[Start]

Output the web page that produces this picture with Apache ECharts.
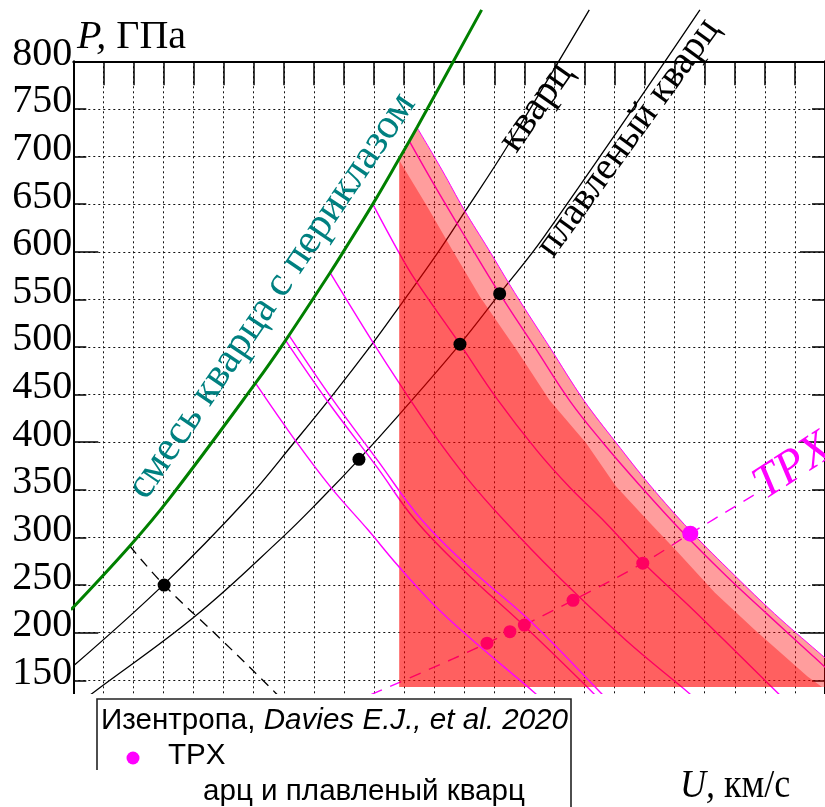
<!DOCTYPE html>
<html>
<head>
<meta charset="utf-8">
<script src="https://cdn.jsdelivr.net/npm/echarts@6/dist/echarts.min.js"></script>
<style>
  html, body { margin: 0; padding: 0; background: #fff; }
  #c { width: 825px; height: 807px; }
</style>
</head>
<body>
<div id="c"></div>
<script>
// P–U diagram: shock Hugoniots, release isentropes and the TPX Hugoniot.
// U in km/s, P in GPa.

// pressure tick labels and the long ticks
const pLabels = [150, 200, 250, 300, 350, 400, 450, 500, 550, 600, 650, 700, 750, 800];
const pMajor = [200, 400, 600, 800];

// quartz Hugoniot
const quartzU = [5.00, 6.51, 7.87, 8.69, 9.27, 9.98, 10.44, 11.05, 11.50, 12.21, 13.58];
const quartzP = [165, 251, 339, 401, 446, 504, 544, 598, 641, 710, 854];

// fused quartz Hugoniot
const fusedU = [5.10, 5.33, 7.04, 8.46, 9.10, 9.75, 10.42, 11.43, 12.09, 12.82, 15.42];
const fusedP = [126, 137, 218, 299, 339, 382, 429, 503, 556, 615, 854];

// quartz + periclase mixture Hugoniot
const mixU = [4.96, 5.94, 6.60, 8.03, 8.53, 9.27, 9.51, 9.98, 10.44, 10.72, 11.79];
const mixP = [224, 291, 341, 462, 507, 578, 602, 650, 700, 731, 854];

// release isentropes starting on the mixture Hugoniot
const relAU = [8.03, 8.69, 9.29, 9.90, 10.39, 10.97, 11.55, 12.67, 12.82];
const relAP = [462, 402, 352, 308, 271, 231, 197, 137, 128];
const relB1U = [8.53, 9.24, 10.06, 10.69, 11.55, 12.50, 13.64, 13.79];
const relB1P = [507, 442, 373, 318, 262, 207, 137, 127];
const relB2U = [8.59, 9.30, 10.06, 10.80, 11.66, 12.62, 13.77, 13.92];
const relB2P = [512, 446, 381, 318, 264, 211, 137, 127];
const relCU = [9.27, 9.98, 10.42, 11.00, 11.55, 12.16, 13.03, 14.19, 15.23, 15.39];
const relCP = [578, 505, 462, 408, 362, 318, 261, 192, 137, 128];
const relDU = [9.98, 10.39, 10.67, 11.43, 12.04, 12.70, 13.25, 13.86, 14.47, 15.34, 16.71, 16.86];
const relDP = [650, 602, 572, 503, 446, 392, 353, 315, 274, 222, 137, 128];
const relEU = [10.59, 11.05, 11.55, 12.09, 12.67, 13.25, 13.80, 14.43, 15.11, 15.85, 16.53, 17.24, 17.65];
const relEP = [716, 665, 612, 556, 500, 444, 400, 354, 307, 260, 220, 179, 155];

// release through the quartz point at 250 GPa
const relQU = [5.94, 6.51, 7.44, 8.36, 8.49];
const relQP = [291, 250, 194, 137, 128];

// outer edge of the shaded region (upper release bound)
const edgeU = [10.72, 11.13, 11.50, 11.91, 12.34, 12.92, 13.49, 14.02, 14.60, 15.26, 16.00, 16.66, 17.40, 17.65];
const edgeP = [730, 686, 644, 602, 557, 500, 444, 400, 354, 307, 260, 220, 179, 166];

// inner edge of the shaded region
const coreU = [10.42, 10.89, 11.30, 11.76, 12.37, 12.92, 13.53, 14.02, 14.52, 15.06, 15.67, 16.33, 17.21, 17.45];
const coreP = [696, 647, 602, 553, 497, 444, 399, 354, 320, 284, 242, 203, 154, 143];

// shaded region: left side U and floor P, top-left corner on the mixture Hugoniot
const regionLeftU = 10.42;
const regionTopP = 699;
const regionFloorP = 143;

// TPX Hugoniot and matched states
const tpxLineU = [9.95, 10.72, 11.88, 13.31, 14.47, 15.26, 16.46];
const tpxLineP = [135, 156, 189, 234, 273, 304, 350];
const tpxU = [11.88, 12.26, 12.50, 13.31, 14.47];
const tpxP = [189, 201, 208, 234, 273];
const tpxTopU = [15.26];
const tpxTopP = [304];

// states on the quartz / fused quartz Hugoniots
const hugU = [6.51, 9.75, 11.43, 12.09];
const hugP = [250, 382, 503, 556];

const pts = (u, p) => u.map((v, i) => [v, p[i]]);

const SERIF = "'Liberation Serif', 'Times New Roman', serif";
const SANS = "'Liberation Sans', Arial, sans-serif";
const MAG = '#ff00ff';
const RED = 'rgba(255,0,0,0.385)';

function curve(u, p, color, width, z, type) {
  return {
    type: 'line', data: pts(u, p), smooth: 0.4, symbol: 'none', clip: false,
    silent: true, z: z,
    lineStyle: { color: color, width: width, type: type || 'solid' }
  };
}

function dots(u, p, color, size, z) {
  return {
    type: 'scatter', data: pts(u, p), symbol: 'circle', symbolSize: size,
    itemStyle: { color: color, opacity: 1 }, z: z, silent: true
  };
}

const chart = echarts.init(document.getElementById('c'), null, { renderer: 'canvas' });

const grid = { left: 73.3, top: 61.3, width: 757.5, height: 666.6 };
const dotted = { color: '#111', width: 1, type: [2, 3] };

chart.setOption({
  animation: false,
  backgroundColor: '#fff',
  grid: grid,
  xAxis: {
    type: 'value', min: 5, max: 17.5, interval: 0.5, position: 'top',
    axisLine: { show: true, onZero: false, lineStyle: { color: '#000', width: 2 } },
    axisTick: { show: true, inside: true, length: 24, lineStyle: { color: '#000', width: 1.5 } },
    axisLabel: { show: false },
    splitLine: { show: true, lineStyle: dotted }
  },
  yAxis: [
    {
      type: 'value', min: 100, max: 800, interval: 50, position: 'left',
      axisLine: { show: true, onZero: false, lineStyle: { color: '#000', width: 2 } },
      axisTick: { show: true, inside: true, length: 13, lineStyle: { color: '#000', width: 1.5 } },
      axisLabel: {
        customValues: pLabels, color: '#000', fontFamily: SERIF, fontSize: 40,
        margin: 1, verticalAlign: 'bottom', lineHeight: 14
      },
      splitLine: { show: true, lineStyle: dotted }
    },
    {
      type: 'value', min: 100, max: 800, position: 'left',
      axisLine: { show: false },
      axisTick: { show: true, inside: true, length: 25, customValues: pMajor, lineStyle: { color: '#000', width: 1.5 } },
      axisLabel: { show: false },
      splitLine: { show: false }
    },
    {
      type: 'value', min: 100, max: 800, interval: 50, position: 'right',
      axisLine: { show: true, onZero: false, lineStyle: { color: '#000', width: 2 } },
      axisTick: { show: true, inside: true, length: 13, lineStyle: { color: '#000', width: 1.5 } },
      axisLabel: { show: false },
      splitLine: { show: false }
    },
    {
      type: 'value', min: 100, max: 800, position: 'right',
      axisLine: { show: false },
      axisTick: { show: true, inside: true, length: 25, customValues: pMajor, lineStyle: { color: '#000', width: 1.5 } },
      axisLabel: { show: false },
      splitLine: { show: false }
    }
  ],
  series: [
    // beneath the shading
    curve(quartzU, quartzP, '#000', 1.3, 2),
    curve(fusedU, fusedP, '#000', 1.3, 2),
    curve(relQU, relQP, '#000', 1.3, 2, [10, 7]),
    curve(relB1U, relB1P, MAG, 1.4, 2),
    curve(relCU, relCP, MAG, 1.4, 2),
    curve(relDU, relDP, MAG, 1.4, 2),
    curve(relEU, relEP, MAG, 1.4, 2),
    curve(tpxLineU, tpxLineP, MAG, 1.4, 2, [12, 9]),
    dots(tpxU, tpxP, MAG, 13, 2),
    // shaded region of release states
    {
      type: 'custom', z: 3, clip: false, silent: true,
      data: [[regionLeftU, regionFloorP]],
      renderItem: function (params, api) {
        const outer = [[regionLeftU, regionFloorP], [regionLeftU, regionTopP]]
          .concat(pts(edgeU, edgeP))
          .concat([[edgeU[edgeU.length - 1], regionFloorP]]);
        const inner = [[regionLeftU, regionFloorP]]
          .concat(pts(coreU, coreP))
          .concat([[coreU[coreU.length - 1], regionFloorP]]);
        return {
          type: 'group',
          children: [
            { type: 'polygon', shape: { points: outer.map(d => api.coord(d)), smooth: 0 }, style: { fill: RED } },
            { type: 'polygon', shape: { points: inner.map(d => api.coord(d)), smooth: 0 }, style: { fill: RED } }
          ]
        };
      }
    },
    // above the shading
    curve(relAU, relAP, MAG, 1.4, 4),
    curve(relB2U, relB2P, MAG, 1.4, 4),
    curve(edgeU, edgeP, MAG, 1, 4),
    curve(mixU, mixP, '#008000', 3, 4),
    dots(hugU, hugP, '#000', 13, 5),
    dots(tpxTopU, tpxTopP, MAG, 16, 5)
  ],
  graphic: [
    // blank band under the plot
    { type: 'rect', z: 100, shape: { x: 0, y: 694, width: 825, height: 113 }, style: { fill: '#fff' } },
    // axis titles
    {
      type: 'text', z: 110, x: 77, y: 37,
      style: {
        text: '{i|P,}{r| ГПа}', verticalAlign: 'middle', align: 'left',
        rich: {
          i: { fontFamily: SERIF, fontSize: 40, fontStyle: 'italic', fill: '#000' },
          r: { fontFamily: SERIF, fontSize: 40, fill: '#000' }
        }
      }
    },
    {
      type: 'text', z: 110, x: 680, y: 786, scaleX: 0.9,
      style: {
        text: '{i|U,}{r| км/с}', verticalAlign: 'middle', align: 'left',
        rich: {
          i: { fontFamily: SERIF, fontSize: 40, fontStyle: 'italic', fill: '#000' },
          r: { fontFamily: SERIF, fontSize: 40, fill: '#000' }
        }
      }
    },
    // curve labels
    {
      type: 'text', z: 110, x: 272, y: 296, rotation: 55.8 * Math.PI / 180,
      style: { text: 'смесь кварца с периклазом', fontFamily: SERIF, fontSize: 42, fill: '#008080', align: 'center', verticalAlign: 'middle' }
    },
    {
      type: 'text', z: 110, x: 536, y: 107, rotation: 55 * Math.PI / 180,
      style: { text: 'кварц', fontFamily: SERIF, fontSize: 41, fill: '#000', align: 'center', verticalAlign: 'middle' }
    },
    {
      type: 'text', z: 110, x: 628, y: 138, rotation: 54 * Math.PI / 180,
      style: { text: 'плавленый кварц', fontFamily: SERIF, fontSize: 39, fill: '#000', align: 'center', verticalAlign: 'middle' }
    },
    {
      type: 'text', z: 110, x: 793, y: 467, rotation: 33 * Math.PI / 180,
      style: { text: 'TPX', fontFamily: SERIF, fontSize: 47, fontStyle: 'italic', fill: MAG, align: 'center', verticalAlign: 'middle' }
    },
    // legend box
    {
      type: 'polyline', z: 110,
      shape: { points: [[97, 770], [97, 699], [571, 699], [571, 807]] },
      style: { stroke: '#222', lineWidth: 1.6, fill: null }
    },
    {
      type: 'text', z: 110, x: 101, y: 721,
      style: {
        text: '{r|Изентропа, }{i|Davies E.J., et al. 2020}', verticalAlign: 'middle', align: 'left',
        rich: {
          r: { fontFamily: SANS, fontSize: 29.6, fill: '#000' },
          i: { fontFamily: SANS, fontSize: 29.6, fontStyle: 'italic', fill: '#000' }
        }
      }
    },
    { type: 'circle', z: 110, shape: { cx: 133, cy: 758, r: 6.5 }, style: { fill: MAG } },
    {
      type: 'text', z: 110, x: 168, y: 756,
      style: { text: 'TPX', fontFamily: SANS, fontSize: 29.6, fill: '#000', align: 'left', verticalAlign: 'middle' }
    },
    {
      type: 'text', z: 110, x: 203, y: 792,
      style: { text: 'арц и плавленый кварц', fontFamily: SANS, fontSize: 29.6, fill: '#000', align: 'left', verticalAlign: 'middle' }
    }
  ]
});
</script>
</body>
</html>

[End]

→ **Task to carry out**: Go from the first line of the listing to the line holding "const pMajor = [200, 400, 600, 800];" and, please, transcribe those lines exactly, both included, with no pictures.

→ **Task solution**:
Output the web page that produces this picture with Apache ECharts.
<!DOCTYPE html>
<html>
<head>
<meta charset="utf-8">
<script src="https://cdn.jsdelivr.net/npm/echarts@6/dist/echarts.min.js"></script>
<style>
  html, body { margin: 0; padding: 0; background: #fff; }
  #c { width: 825px; height: 807px; }
</style>
</head>
<body>
<div id="c"></div>
<script>
// P–U diagram: shock Hugoniots, release isentropes and the TPX Hugoniot.
// U in km/s, P in GPa.

// pressure tick labels and the long ticks
const pLabels = [150, 200, 250, 300, 350, 400, 450, 500, 550, 600, 650, 700, 750, 800];
const pMajor = [200, 400, 600, 800];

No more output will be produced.